Considéré comme disparu depuis 1938, le portrait du prince ghanéen William Nii Nortey Dowuona, réalisé par Gustav Klimt en 1897, a été redécouvert et s’expose actuellement à la Tefaf de Maastricht. Cette œuvre exceptionnelle, témoin d’une rencontre interculturelle controversée et victime des spoliations nazies, révèle un pan méconnu de l’œuvre du maître viennois.
Après près d’un siècle d’absence, une œuvre majeure du maître autrichien Gustav Klimt fait une réapparition spectaculaire sur la scène artistique internationale. Le « Portrait du prince ghanéen William Nii Nortey Dowuona« , disparu depuis l’occupation nazie de l’Autriche en 1938, est actuellement exposé à la Tefaf de Maastricht, prestigieuse foire internationale d’art et d’antiquités.

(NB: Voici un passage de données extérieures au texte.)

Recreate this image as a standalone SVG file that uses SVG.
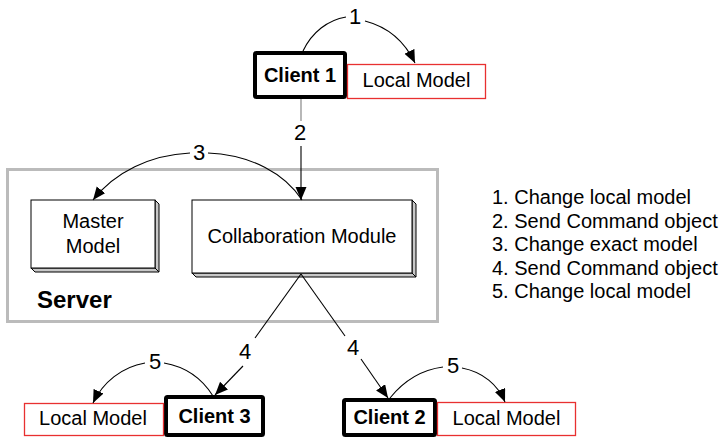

Une redécouverte extraordinaire
Cette toile, réalisée en 1897 et vue pour la dernière fois en public en 1928 au Palais de la Sécession viennoise, est proposée à la vente pour la somme de quinze millions d’euros par la galerie W&K-Wienerroither et Kohlbache. Son histoire rocambolesque a commencé il y a deux ans lorsque des collectionneurs ont présenté aux galeristes un tableau encrassé et mal encadré, portant un timbre d’héritage de Gustav Klimt à peine visible.
Un simple appel téléphonique au professeur Alfred Weidinger, auteur du catalogue raisonné de Klimt et expert de son œuvre, a suffi pour confirmer l’authenticité de la pièce. Il s’agissait bien du fameux portrait que le spécialiste recherchait depuis deux décennies.
Une œuvre au cœur de l’histoire
Le tableau appartenait au couple Ernestine et Felix Klein, qui le conserva jusqu’en 1938. Face à la montée du nazisme et aux persécutions antisémites, les Klein, d’origine juive, furent contraints de quitter Vienne pour se réfugier à Monaco, abandonnant leur villa (l’ancien atelier de Klimt dans le quartier de Hietzing) et leurs biens précieux. À leur retour après la guerre, le portrait, comme nombre de leurs possessions, avait disparu.
Conformément aux principes éthiques actuels concernant les œuvres spoliées, les galeristes ont conclu un accord de restitution avec les héritiers des propriétaires légitimes. Un panneau apposé près de l’œuvre à la Tefaf informe les visiteurs que « cette œuvre est offerte en vertu d’un accord de règlement » avec les descendants de la famille Klein.
Une rencontre née d’un contexte colonial controversé
L’histoire de ce portrait nous plonge également dans les pratiques coloniales européennes de la fin du XIXe siècle. William Nii Nortey Dowuona, chef du peuple Ga d’Osu dans la région du Grand Accra au Ghana, était venu à Vienne en 1897 avec environ 120 personnes de sa communauté pour participer à une « exposition ethnique » au Tiergarten am Schüttel – ce que l’on appelait alors un « zoo humain« .
C’est dans ce contexte aujourd’hui considéré comme déshumanisant que Gustav Klimt et son collègue Franz von Matsch rencontrèrent le prince et décidèrent de l’immortaliser. Matsch opta pour une représentation frontale (aujourd’hui conservée au Musée national d’histoire et d’art du Luxembourg), tandis que Klimt choisit un portrait en trois-quarts profil, enrichi d’éléments végétaux à l’arrière-plan.
Un document historique et artistique majeur
Cette redécouverte a suscité un tel intérêt qu’un documentaire a été réalisé. En partie tourné au Ghana, il met en lumière l’histoire complexe du tableau, sa restauration, et le contexte historique des Völkerschauen viennois (exhibitions ethniques).

La réunion potentielle des deux portraits du prince Dowuona – celui de Klimt et celui de Matsch – offrirait une perspective enrichissante sur la représentation des figures africaines dans l’art européen de la fin du XIXe siècle, tout en témoignant de l’évolution des mentalités et de la reconnaissance de la dignité des sujets autrefois marginalisés dans l’histoire de l’art.
À l’heure où les questions de restitution d’œuvres spoliées et de réparation des injustices historiques occupent une place centrale dans le monde de l’art, cette redécouverte résonne comme un symbole puissant des chemins complexes que peuvent emprunter les objets culturels à travers l’histoire.